Still, the ratio of inventories to sales stayed at 1.17, a healthy level. That means it would take 1.17 months to exhaust all inventories at the March sales pace. At that pace, businesses are likely to keep restocking to meet demand.

Inventory growth is expected to stay positive this year. But the gains are not expected to be anywhere near the level seen at the end of last year.

Businesses had cut back on restocking last summer when some feared the economy was on the verge of another recession. When it became clear that it wasn’t, many companies raced to rebuild their stockpiles and keep pace with consumer demand.

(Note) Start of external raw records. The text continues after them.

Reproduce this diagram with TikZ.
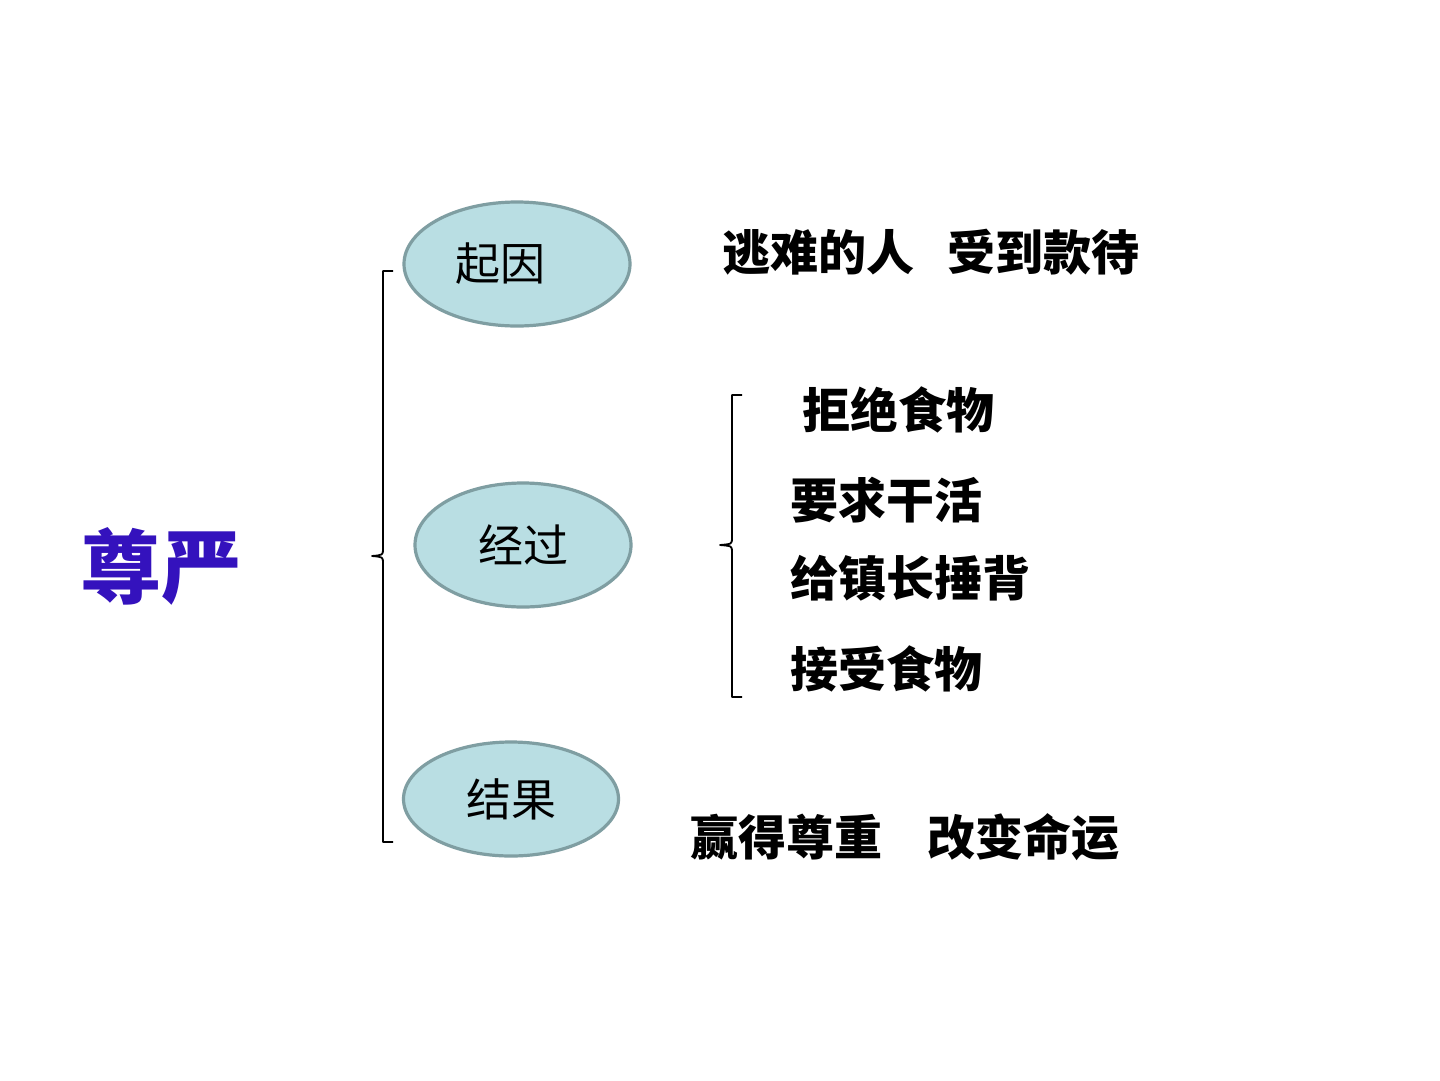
\documentclass[tikz,border=0pt]{standalone}
\usepackage{fontspec}
\usetikzlibrary{shapes.geometric}
\newfontfamily\cjk{Noto Sans CJK SC}
\definecolor{ellfill}{HTML}{B9DEE3}
\definecolor{elldraw}{HTML}{7F9EA2}
\definecolor{titleblue}{HTML}{3412BD}
\begin{document}
\begin{tikzpicture}[x=1pt,y=-1pt,
  phase/.style={ellipse,draw=elldraw,line width=3.2pt,fill=ellfill,inner sep=0pt,
     font=\cjk\fontsize{45}{50}\selectfont},
  item/.style={anchor=west,inner sep=0pt,font=\cjk\bfseries\fontsize{48}{54}\selectfont},
  bracket/.style={line width=1.8pt,line join=round}]
\useasboundingbox (0,0) rectangle (1440,1080);
\fill[white] (0,0) rectangle (1440,1080);
% title
\node[inner sep=0pt,text=titleblue,font=\cjk\bfseries\fontsize{81}{88}\selectfont] (title) at (161,566) {尊严};
% ellipses
\node[phase,minimum width=226pt,minimum height=124pt] (cause) at (517,264) {起因\hspace*{34pt}};
\node[phase,minimum width=216pt,minimum height=124pt] (proc) at (523,545) {经过};
\node[phase,minimum width=215pt,minimum height=114pt] (res) at (511,799) {结果};
% left brace
\coordinate (lb1) at (393,271);
\coordinate (lb2) at (393,842);
\coordinate (lbm) at (372,556);
\draw[bracket] (lb1) -- (383,271) -- (383,549) .. controls (383,555) .. (lbm)
   .. controls (383,557) .. (383,563) -- (383,842) -- (lb2);
% right brace
\coordinate (rb1) at (742,395);
\coordinate (rb2) at (742,697);
\coordinate (rbm) at (720,545);
\draw[bracket] (rb1) -- (732,395) -- (732,538) .. controls (732,544) .. (rbm)
   .. controls (732,546) .. (732,552) -- (732,697) -- (rb2);
% texts
\node[item] (t1) at (722,252) {逃难的人\hspace{33pt}受到款待};
\node[item] (t2) at (802,410) {拒绝食物};
\node[item] (t3) at (790,500) {要求干活};
\node[item] (t4) at (790,578) {给镇长捶背};
\node[item] (t5) at (790,669) {接受食物};
\node[item] (t6) at (690,837) {赢得尊重\hspace{45pt}改变命运};
\end{tikzpicture}
\end{document}
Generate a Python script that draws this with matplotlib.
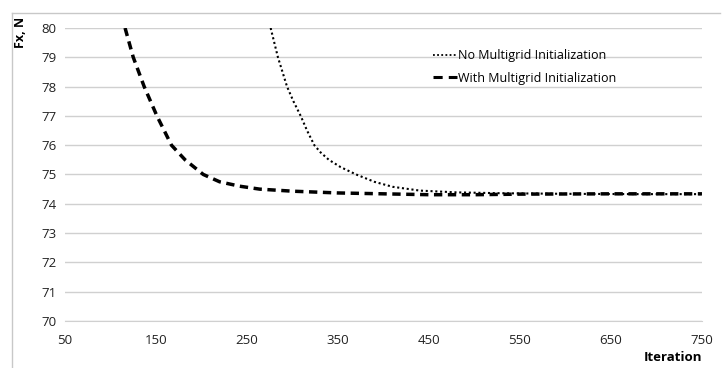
import matplotlib.pyplot as plt
from matplotlib.lines import Line2D

plt.rcParams['font.family'] = ['Open Sans', 'DejaVu Sans']

# No Multigrid Initialization (dotted)
no_mg_iter = [276, 284, 294, 301, 309, 316, 324, 331, 340, 353, 370, 390, 410, 440, 480, 530, 600, 680, 750]
no_mg_fx = [80.0, 79.0, 78.0, 77.5, 77.0, 76.5, 76.0, 75.75, 75.5, 75.25, 75.0, 74.75, 74.58, 74.45, 74.39, 74.36, 74.34, 74.33, 74.33]

# With Multigrid Initialization (dashed)
mg_iter = [116, 125, 137, 151, 167, 182, 202, 220, 242, 264, 300, 350, 400, 450, 500, 550, 650, 750]
mg_fx = [80.0, 79.0, 78.0, 77.0, 76.0, 75.5, 75.0, 74.75, 74.6, 74.5, 74.43, 74.37, 74.34, 74.31, 74.31, 74.33, 74.34, 74.34]

xticks = [50, 150, 250, 350, 450, 550, 650, 750]
yticks = [70, 71, 72, 73, 74, 75, 76, 77, 78, 79, 80]

fig = plt.figure(figsize=(7.23, 3.68), dpi=100)
ax = fig.add_axes([0.0899, 0.1277, 0.881, 0.7963])

dot_style = (0, (1, 1.3))
dash_style = (0, (2.4, 1.6))

ax.plot(no_mg_iter, no_mg_fx, color='black', linestyle=dot_style, linewidth=1.5,
        label='No Multigrid Initialization')
ax.plot(mg_iter, mg_fx, color='black', linestyle=dash_style, linewidth=2.5,
        label='With Multigrid Initialization')

ax.set_xlim(50, 750)
ax.set_ylim(70, 80)
ax.set_xticks(xticks)
ax.set_yticks(yticks)
ax.tick_params(length=0, labelsize=9.5, colors='#222222', pad=6)
ax.tick_params(axis='x', pad=9)
ax.grid(axis='y', color='#d0d0d0', linewidth=1)
ax.set_axisbelow(True)
for s in ['top', 'right', 'left']:
    ax.spines[s].set_visible(False)
ax.spines['bottom'].set_color('#d0d0d0')

fig.text(0.971, 0.012, 'Iteration', ha='right', va='bottom', fontsize=9.5, fontweight='bold')
fig.text(0.028, 0.955, 'Fx, N', ha='center', va='top', rotation=90, fontsize=9, fontweight='bold')

handles = [Line2D([], [], color='black', linestyle=dot_style, linewidth=1.3),
           Line2D([], [], color='black', linestyle=(0, (3, 2)), linewidth=2.2)]
ax.legend(handles, ['No Multigrid Initialization', 'With Multigrid Initialization'],
          loc='upper left', bbox_to_anchor=(0.56, 0.965), frameon=False,
          handlelength=1.9, handletextpad=0.1, fontsize=9, labelspacing=0.75)

# outer chart border
fig.add_artist(Line2D([0.0166, 0.0166], [0.0, 0.9647], color='#c8c8c8', linewidth=1))
fig.add_artist(Line2D([0.0166, 0.996], [0.9647, 0.9647], color='#c8c8c8', linewidth=1))

fig.savefig('out.png', dpi=100)
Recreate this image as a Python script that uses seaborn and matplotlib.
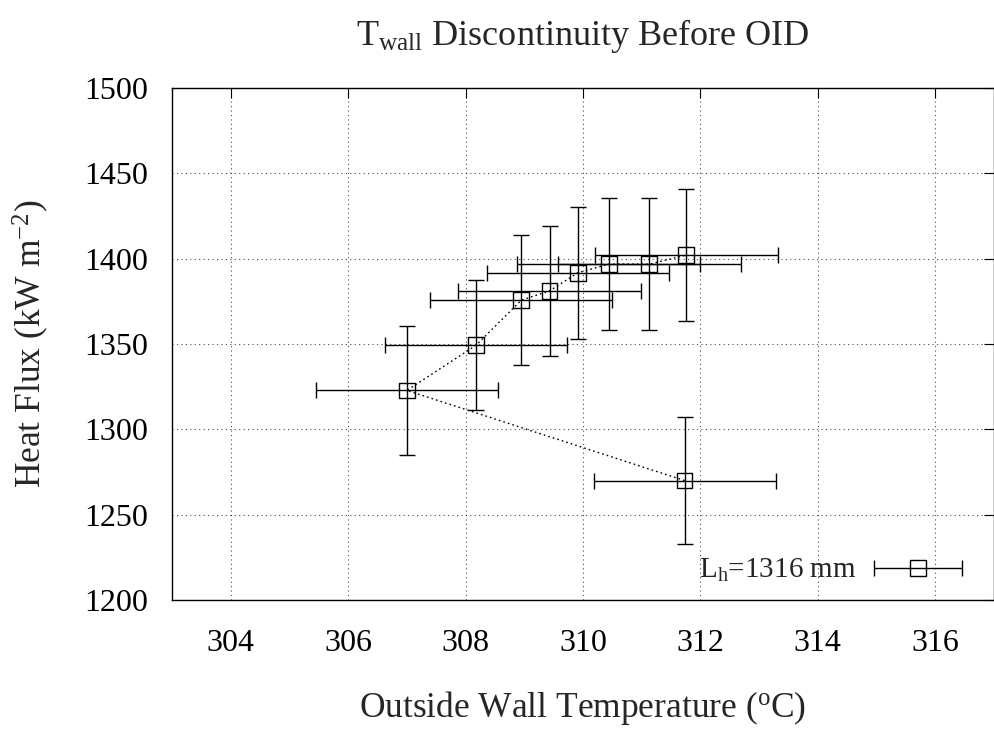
import matplotlib
matplotlib.use("Agg")
import matplotlib.pyplot as plt
from matplotlib.legend_handler import HandlerErrorbar
from matplotlib.container import ErrorbarContainer
import seaborn as sns
import pandas as pd
import numpy as np

# Data (in plotting order, as connected by the dotted line)
wall_temp = [311.73, 307.00, 308.18, 308.95, 309.43, 309.91, 310.44, 311.13, 311.76]
heat_flux = [1270.0, 1322.8, 1349.3, 1375.7, 1381.1, 1391.7, 1396.8, 1396.8, 1402.1]
temp_err = [1.55, 1.55, 1.55, 1.55, 1.56, 1.55, 1.56, 1.56, 1.56]
flux_err = [37.0, 37.6, 38.0, 38.2, 38.2, 38.5, 38.6, 38.6, 38.7]
series_label = r"L$_{\rm h}$=1316 mm"

df = pd.DataFrame({"T": wall_temp, "Q": heat_flux})

sns.set_theme(style="white")
plt.rcParams["font.family"] = ["Liberation Serif", "DejaVu Serif"]
plt.rcParams["mathtext.fontset"] = "custom"
plt.rcParams["mathtext.rm"] = "Liberation Serif"
plt.rcParams["mathtext.it"] = "Liberation Serif:italic"
plt.rcParams["font.size"] = 23

TICK_FS = 23
LAB_FS = 25.5

fig = plt.figure(figsize=(9.94, 7.32), dpi=100)
ax = fig.add_axes([172 / 994, 1 - 600 / 732, (994 - 172) / 994, (600 - 88) / 732])

# dotted connecting line
sns.lineplot(data=df, x="T", y="Q", sort=False, ax=ax, color="black",
             linestyle=(0, (1.2, 2.2)), linewidth=1.0, estimator=None, zorder=2)

# error bars with open squares
ax.errorbar(wall_temp, heat_flux, xerr=temp_err, yerr=flux_err, fmt="none",
            ecolor="black", elinewidth=1.0, capsize=6, capthick=1.0, zorder=3)
sns.scatterplot(data=df, x="T", y="Q", ax=ax, marker="s", s=130,
                facecolor="none", edgecolor="black", linewidth=1.0, zorder=4)

# legend handle: horizontal error bar with square
h = ax.errorbar([np.nan], [np.nan], xerr=[1.0], fmt="s", mfc="none", mec="black",
                ms=11, mew=1.0, ecolor="black", elinewidth=1.0, capsize=6,
                capthick=1.0, color="black")
leg = ax.legend([h], [series_label], loc="lower right", frameon=False,
                bbox_to_anchor=(0.98, 0.0),
                markerfirst=False, handlelength=3.0, fontsize=21,
                borderaxespad=0.25, borderpad=0.3, handletextpad=0.6,
                handler_map={ErrorbarContainer: HandlerErrorbar(xerr_size=1.5)})

ax.set_xlim(303, 317)
ax.set_ylim(1200, 1500)
ax.set_xticks([304, 306, 308, 310, 312, 314, 316])
ax.set_yticks([1200, 1250, 1300, 1350, 1400, 1450, 1500])
ax.grid(True, color="black", linestyle=(0, (1, 3)), linewidth=0.8, alpha=0.7)
ax.tick_params(direction="in", length=7, width=0.8, top=True, right=True,
               labelsize=TICK_FS, colors="black")
ax.tick_params(axis="x", pad=21)
ax.tick_params(axis="y", pad=17)
for s in ax.spines.values():
    s.set_color("black")
    s.set_linewidth(1.0)

ax.set_xlabel(r"Outside Wall Temperature ($^{\rm o}$C)", fontsize=LAB_FS, labelpad=22)
ax.set_ylabel(r"Heat Flux (kW m$^{-2}$)", fontsize=LAB_FS, labelpad=24)
fig.text(583 / 994, 1 - 36 / 732, r"T$_{\rm wall}$ Discontinuity Before OID",
         ha="center", va="center", fontsize=26)

fig.savefig("out.png", dpi=100)
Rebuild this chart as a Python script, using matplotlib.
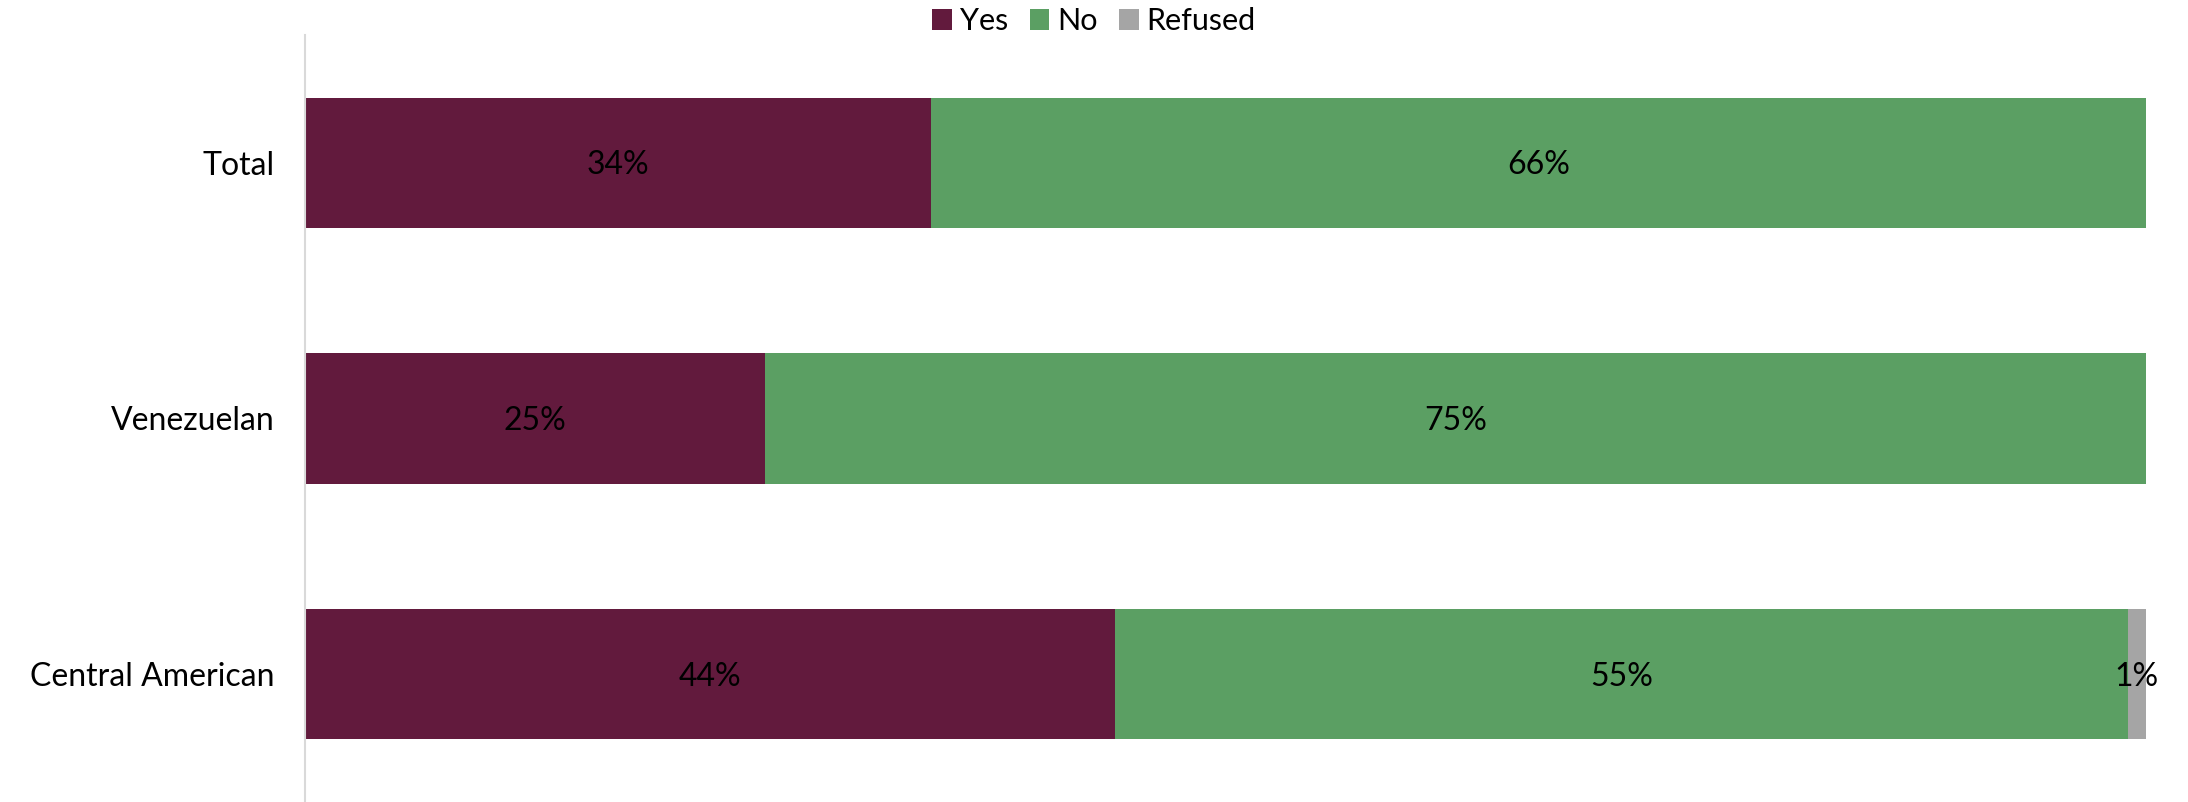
import matplotlib.pyplot as plt
import numpy as np

plt.rcParams['font.family'] = ['Lato', 'DejaVu Sans']

groups = ['Total', 'Venezuelan', 'Central American']
series = ['Yes', 'No', 'Refused']
yes_vals = [34, 25, 44]
no_vals = [66, 75, 55]
refused_vals = [0, 0, 1]
colors = ['#621A3D', '#5B9F63', '#A5A5A5']

fig = plt.figure(figsize=(21.88, 8.02), dpi=100)
ax = fig.add_axes([305 / 2188, 0, (2146 - 305) / 2188, 767 / 802])

y = np.arange(len(groups))
left = np.zeros(len(groups))
for name, vals, col in zip(series, [yes_vals, no_vals, refused_vals], colors):
    vals = np.array(vals, dtype=float)
    ax.barh(y, vals, left=left, height=0.51, color=col, label=name)
    for yi, v, l in zip(y, vals, left):
        if v > 0:
            ax.text(l + v / 2, yi + 0.01, f'{v:.0f}%', ha='center', va='center',
                    fontsize=23, color='black')
    left += vals

ax.set_xlim(0, 100)
ax.set_ylim(len(groups) - 0.5, -0.5)
ax.set_yticks(y)
ax.set_yticklabels(groups, fontsize=23)
ax.tick_params(axis='y', length=0, pad=22)
ax.set_xticks([])
for s in ['top', 'right', 'bottom']:
    ax.spines[s].set_visible(False)
ax.spines['left'].set_color('#D9D9D9')
ax.spines['left'].set_linewidth(1.5)

fig.legend(loc='upper center', bbox_to_anchor=(0.5, 1.01), ncol=3, frameon=False,
           fontsize=22, handlelength=0.65, handleheight=0.65, handletextpad=0.25,
           columnspacing=0.7, borderaxespad=0.1)

fig.savefig('out.png', dpi=100)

The increase in wholesale inventories in March included a 0.4 percent rise in auto inventories, a 2.1 percent increase in inventories of lumber and a 0.9 percent rise in inventories of computers.

Still, consumers must keep spending for businesses to continue restocking at a healthy pace.

In the first three months of this year, the economy grew at an annual rate of 2.2 percent. It was driven by the fastest growth in consumer spending since late 2010.

Consumers spent more partly in response to strong hiring. The economy added 252,000 jobs per month on average from December through February.

But hiring slowed sharply in the past two months. Employers added just 115,000 jobs last month and only 154,000 in March.

And wages haven’t kept pace with inflation. Over the past year, average hourly pay has ticked up 1.8 percent to $23.28. Inflation has been roughly 2.7 percent. Which means the average consumer isn’t keeping up with price increases

Sluggish job growth and weak pay raises threaten to drag on consumer spending. That would weaken growth. Consumer spending accounts for 70 percent of economic activity.

Stockpiles at the wholesale level account for about 27 percent of total business inventories. Stockpiles held by retailers make up about one-third of the total. Manufacturing inventories represent about 40 percent of the total.